In Sachen sexuelle Orientierung gibt es viele Vorurteile gegenüber Menschen mit nicht-heterosexuellen Orientierungen, mit denen sich die BZgA auf ihrer Website liebesleben.de beschäftigt. Aber was ist wirklich dran an den Klischees? Eine Auswahl:

Zu liebesleben.de
  • Schwule sehen aus und verhalten sich wie Frauen. Lesben tragen einen Kurzhaarschnitt und verhalten sich wie Männer.

    Ob jemand feminin oder maskulin auftritt, hängt von der persönlichen Vorliebe ab, aber nicht von der sexuellen Orientierung.

  • Bisexuelle können nicht mit einer einzigen Partnerin oder einem einzigen Partner zufrieden sein. Sie brauchen beides.

    Falsch. Auch viele Menschen mit bisexueller Orientierung führen langjährige feste Partnerschaften mit einer einzigen Person.

  • Asexuelle haben keinen Sex.

    Asexuelle Menschen haben zwar kein Bedürfnis nach Sex. Aber: Sie haben durchaus manchmal Geschlechtsverkehr. Liebe, Intimität und Zuneigung sind auch für sie von großer Bedeutung.

  • Wer schon mal Sex mit einer Person des eigenen Geschlechts hatte, kann nicht heterosexuell sein.

    Die sexuelle Orientierung eines Menschen ist in der Regel konstant. Aber sie kann sich im Laufe der Zeit auch ändern. Einige Menschen entdecken statt im Jugendalter erst später, dass sie zum Beispiel auf das gleiche Geschlecht stehen.

  • HIV und andere sexuell übertragbare Infektionen (STI) betreffen nur Schwule.

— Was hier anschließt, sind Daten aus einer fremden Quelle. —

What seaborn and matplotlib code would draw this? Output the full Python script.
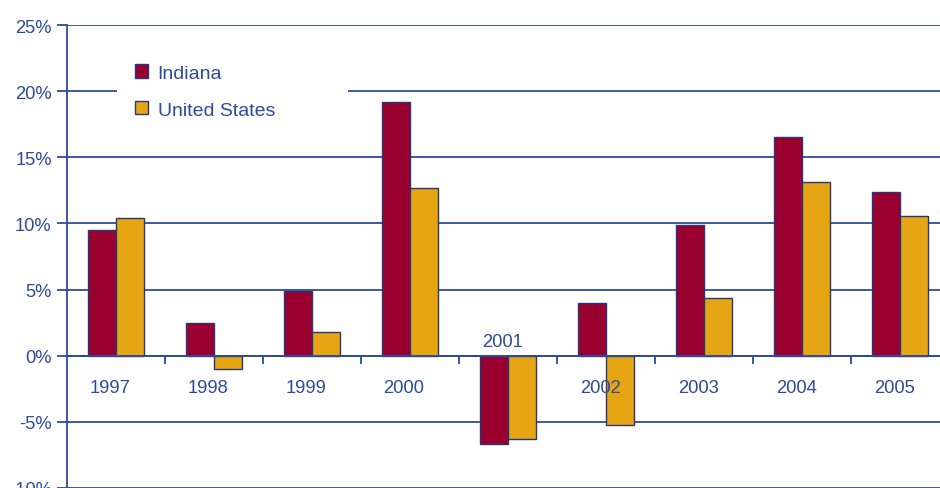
import matplotlib
matplotlib.use("Agg")
import matplotlib.pyplot as plt
import matplotlib.transforms as mtrans
from matplotlib.patches import Patch, Rectangle
import seaborn as sns
import pandas as pd

years = ["1997", "1998", "1999", "2000", "2001", "2002", "2003", "2004", "2005"]
indiana = [9.5, 2.5, 4.9, 19.2, -6.7, 3.95, 9.9, 16.5, 12.4]
united_states = [10.4, -1.0, 1.8, 12.7, -6.3, -5.2, 4.4, 13.1, 10.55]
yticks = [-10, -5, 0, 5, 10, 15, 20, 25]

blue = "#2d4b9c"
edge = "#2a3578"
colors = ["#990030", "#e6a614"]

sns.set_style("white")
plt.rcParams['font.family'] = ['Liberation Sans', 'DejaVu Sans']

df = pd.DataFrame({
    "year": years * 2,
    "value": indiana + united_states,
    "region": ["Indiana"] * len(years) + ["United States"] * len(years),
})

fig = plt.figure(figsize=(9.4, 4.89), dpi=100)
ax = fig.add_axes([0.0713, 0.0, 0.9383, 0.9468])

sns.barplot(data=df, x="year", y="value", hue="region", palette=colors,
            saturation=1, width=0.58, edgecolor=edge, linewidth=1,
            legend=False, ax=ax)

ax.set_xlim(-0.5, len(years) - 0.5)
ax.set_ylim(-10, 25)
ax.set_yticks(yticks)
ax.set_yticklabels([f"{t}%" for t in yticks])
ax.set_xlabel("")
ax.set_ylabel("")

# gridlines under the bars, axis (and year labels) above them
ax.set_axisbelow(False)
ax.grid(False)
for t in yticks:
    ax.axhline(t, color=blue, linewidth=1.3, zorder=0.5)

for s in ["top", "right"]:
    ax.spines[s].set_visible(False)
ax.spines["left"].set_color(blue)
ax.spines["left"].set_linewidth(1.3)
ax.spines["bottom"].set_position(("data", 0))
ax.spines["bottom"].set_color(blue)
ax.spines["bottom"].set_linewidth(1.3)

ax.tick_params(axis="y", colors=blue, labelcolor=blue, labelsize=13.2,
               length=7, width=1.3, pad=4, direction="out", left=True)
ax.set_xticks(range(len(years)))
ax.set_xticklabels(years)
ax.set_xticks([i + 0.5 for i in range(len(years) - 1)], minor=True)
ax.tick_params(axis="x", which="major", length=0, pad=17, labelsize=13.2,
               labelcolor=blue)
ax.tick_params(axis="x", which="minor", length=6, width=1.3, color=blue,
               direction="out", bottom=True)

# year labels sit a little left of the group centre; 2001 goes above zero
for lab in ax.get_xticklabels():
    dy = 33 / 72 if lab.get_text() == "2001" else 0
    lab.set_transform(lab.get_transform() +
                      mtrans.ScaledTranslation(-4.3 / 72, dy, fig.dpi_scale_trans))

# white box behind the legend breaks the 20% gridline
ax.add_patch(Rectangle((0.0567, 0.775), 0.262, 0.173, transform=ax.transAxes,
                       facecolor="white", edgecolor="none", zorder=0.8))

handles = [Patch(facecolor=colors[0], edgecolor=edge, label="Indiana"),
           Patch(facecolor=colors[1], edgecolor=edge, label="United States")]
leg = ax.legend(handles=handles, loc="upper left", bbox_to_anchor=(0.077, 0.915),
                frameon=False, fontsize=14, handlelength=0.67,
                handleheight=0.67, handletextpad=0.5, labelspacing=1.0,
                borderpad=0, borderaxespad=0)
for t in leg.get_texts():
    t.set_color(blue)

fig.savefig("out.png", dpi=100)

    Das stimmt nicht. Manche STI kommen bei bestimmten Sexualgruppen zwar häufiger vor. Egal ob lesbisch, schwul oder heterosexuell: Sexuell übertragbare Krankheiten gehen jeden etwas an. Deshalb solltest du dich immer davor schützen.

    Tipps zum Thema Safer Sex
  • Lesben haben gar keinen richtigen Sex.

    Doch. Sexualität ist vielfältig – lesbische Liebespaare brauchen nicht zwangsläufig Hilfsmittel, um Sex zu haben.

  • Nur Heterosexuelle können Kinder kriegen.

    Tatsächlich fragen sich viele homosexuelle Personen, ob sie irgendwann Kinder haben können. Grundsätzlich lautet die Antwort ja. Denn: Um Kinder zu bekommen, gibt es auch viele andere Wege als Sex zwischen Mann und Frau. So kann zum Beispiel eine künstliche Befruchtung oder Adoption in Frage kommen.

Lass dich nicht drängen und horche in dich hinein. Ich habe Internetforen durchforstet und Fachbücher gelesen – mich also erstmal theoretisch damit beschäftigt.